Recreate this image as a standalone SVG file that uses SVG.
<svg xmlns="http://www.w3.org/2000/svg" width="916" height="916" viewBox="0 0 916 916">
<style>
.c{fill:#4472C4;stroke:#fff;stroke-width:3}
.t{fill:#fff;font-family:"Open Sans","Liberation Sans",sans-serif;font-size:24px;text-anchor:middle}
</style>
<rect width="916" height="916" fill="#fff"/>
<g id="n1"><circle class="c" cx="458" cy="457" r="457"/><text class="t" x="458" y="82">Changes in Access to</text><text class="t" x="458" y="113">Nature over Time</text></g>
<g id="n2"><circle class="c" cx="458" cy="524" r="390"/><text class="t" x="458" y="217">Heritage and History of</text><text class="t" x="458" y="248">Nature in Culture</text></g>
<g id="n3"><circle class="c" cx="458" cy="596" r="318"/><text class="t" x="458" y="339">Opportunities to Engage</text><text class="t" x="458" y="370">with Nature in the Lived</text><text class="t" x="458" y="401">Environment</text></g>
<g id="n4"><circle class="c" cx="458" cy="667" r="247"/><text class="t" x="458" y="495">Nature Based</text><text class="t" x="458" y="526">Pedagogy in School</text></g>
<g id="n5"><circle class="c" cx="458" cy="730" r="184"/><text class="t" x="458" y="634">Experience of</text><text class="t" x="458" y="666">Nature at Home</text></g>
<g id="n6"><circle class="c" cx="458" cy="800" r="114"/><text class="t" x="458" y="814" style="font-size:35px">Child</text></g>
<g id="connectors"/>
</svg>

__________________________________________________

Copy all data exactly, start to finish.

EXERCISE OUTPUT:
Recreate this image as a standalone SVG file that uses SVG.
<svg xmlns="http://www.w3.org/2000/svg" width="916" height="916" viewBox="0 0 916 916">
<style>
.c{fill:#4472C4;stroke:#fff;stroke-width:3}
.t{fill:#fff;font-family:"Open Sans","Liberation Sans",sans-serif;font-size:24px;text-anchor:middle}
</style>
<rect width="916" height="916" fill="#fff"/>
<g id="n1"><circle class="c" cx="458" cy="457" r="457"/><text class="t" x="458" y="82">Changes in Access to</text><text class="t" x="458" y="113">Nature over Time</text></g>
<g id="n2"><circle class="c" cx="458" cy="524" r="390"/><text class="t" x="458" y="217">Heritage and History of</text><text class="t" x="458" y="248">Nature in Culture</text></g>
<g id="n3"><circle class="c" cx="458" cy="596" r="318"/><text class="t" x="458" y="339">Opportunities to Engage</text><text class="t" x="458" y="370">with Nature in the Lived</text><text class="t" x="458" y="401">Environment</text></g>
<g id="n4"><circle class="c" cx="458" cy="667" r="247"/><text class="t" x="458" y="495">Nature Based</text><text class="t" x="458" y="526">Pedagogy in School</text></g>
<g id="n5"><circle class="c" cx="458" cy="730" r="184"/><text class="t" x="458" y="634">Experience of</text><text class="t" x="458" y="666">Nature at Home</text></g>
<g id="n6"><circle class="c" cx="458" cy="800" r="114"/><text class="t" x="458" y="814" style="font-size:35px">Child</text></g>
<g id="connectors"/>
</svg>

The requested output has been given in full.